Hours before the latest border strikes, another suicide bomber targeted a security convoy in the nearby Bannu district in the north-west, killing two soldiers, including a lieutenant colonel.

After Saturday’s violence, Pakistan’s military warned it would not “exercise any restraint” and operations against those responsible would continue “irrespective of their location”, language that suggested rising tensions between Islamabad and Kabul.

Tarar said Pakistan had “conclusive evidence” that the recent attacks, including a suicide bombing that targeted a Shiite mosque in Islamabad and killed 31 worshippers earlier this month, were carried out by militants acting at the “behest of their Afghanistan-based leadership and handlers”.

He said Pakistan had repeatedly urged Afghanistan’s Taliban rulers to take verifiable steps to prevent militant groups from using Afghan territory to launch attacks in Pakistan, but alleged that no substantive action had been taken.

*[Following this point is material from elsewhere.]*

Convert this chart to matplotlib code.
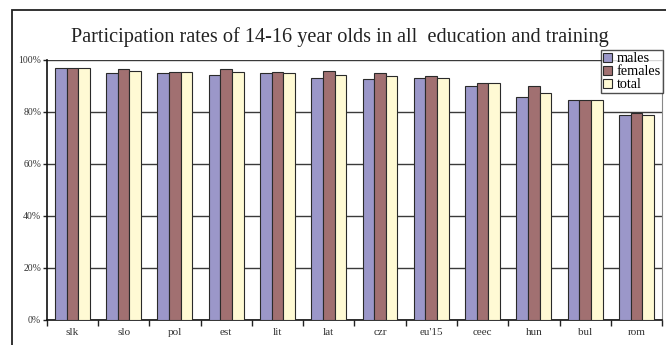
import matplotlib
matplotlib.use("Agg")
import matplotlib.pyplot as plt
from matplotlib.patches import Rectangle
import numpy as np

plt.rcParams['font.family'] = ['Liberation Serif', 'DejaVu Serif']

countries = ['slk', 'slo', 'pol', 'est', 'lit', 'lat', 'czr', "eu'15",
             'ceec', 'hun', 'bul', 'rom']
males = [96.8, 94.9, 94.9, 94.2, 94.9, 93.2, 92.7, 93.2, 89.9, 85.6, 84.5, 79.0]
females = [96.8, 96.4, 95.4, 96.4, 95.4, 95.9, 94.9, 93.7, 91.0, 89.9, 84.5, 79.5]
total = [96.8, 95.9, 95.4, 95.4, 94.9, 94.2, 93.7, 93.2, 91.0, 87.2, 84.5, 79.0]
yticks = [0, 20, 40, 60, 80, 100]

fig = plt.figure(figsize=(6.66, 3.45), dpi=100)
ax = fig.add_axes([0.0701, 0.0725, 0.924, 0.7536])

x = np.arange(len(countries))
w = 0.227
series = [(males, '#9b97c9', 'males'),
          (females, '#a17071', 'females'),
          (total, '#fffad4', 'total')]
for i, (vals, col, lab) in enumerate(series):
    ax.bar(x + (i - 1) * w, vals, w, color=col, edgecolor='#2a2a2a',
           linewidth=0.8, label=lab, zorder=3)

ax.set_xlim(-0.5, len(countries) - 0.5)
ax.set_ylim(0, 100)
ax.set_yticks(yticks)
ax.set_yticklabels(['%d%%' % v for v in yticks], fontsize=7, color='#333333')
ax.yaxis.grid(True, color='#3a3a3a', linewidth=1.0)
ax.set_axisbelow(True)

# ticks between categories, labels centred on them
ax.set_xticks(np.arange(len(countries) + 1) - 0.5)
ax.set_xticklabels([])
ax.set_xticks(x, minor=True)
ax.set_xticklabels(countries, minor=True, fontsize=8, color='#333333')
ax.tick_params(axis='x', which='major', length=4, width=1, color='#222222')
ax.tick_params(axis='x', which='minor', length=0, pad=6)
ax.tick_params(axis='y', length=3, width=1, pad=1, color='#222222')

ax.spines['top'].set_visible(False)
ax.spines['right'].set_color('#888888')
ax.spines['left'].set_color('#111111')
ax.spines['bottom'].set_color('#111111')
ax.spines['left'].set_linewidth(1.2)
ax.spines['bottom'].set_linewidth(1.2)

fig.text(0.511, 1 - 42 / 345, 'Participation rates of 14-16 year olds in all  education and training',
         ha='center', va='baseline', fontsize=14.6, color='#222222')

leg = ax.legend(loc='upper right', bbox_to_anchor=(663 / 666, 1 - 50 / 345),
                bbox_transform=fig.transFigure, fontsize=10.3, frameon=True,
                fancybox=False, handlelength=0.6, handleheight=0.6,
                handletextpad=0.35, borderpad=0.15, labelspacing=0.0,
                borderaxespad=0)
leg.get_frame().set_edgecolor('#222222')
leg.get_frame().set_linewidth(1.0)

# outer chart border
fig.patches.append(Rectangle((12 / 666, -0.1), 1.2, 1 - 10 / 345 + 0.1,
                             transform=fig.transFigure, fill=False,
                             edgecolor='#222222', linewidth=1.3))

fig.savefig('out.png', dpi=100)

He said Pakistan urged the international community to press Afghanistan’s Taliban authorities to uphold their commitments under the Doha agreement not to allow their soil to be used against other countries.

Pakistan has seen a rise in militant violence in recent years, much of it blamed on the TTP and outlawed Baloch separatist groups. The TTP is separate from but closely allied with Afghanistan’s Taliban, who returned to power in 2021. Islamabad accuses the TTP of operating from inside Afghanistan, a charge the group and Kabul deny.

Relations between the neighbouring countries have remained tense since October, when deadly border clashes killed dozens of soldiers, civilians and suspected militants. The violence followed explosions in Kabul that Afghan officials blamed on Pakistan.

A Qatar-mediated ceasefire has largely held, but talks in Istanbul failed to produce a formal agreement, and relations remain strained.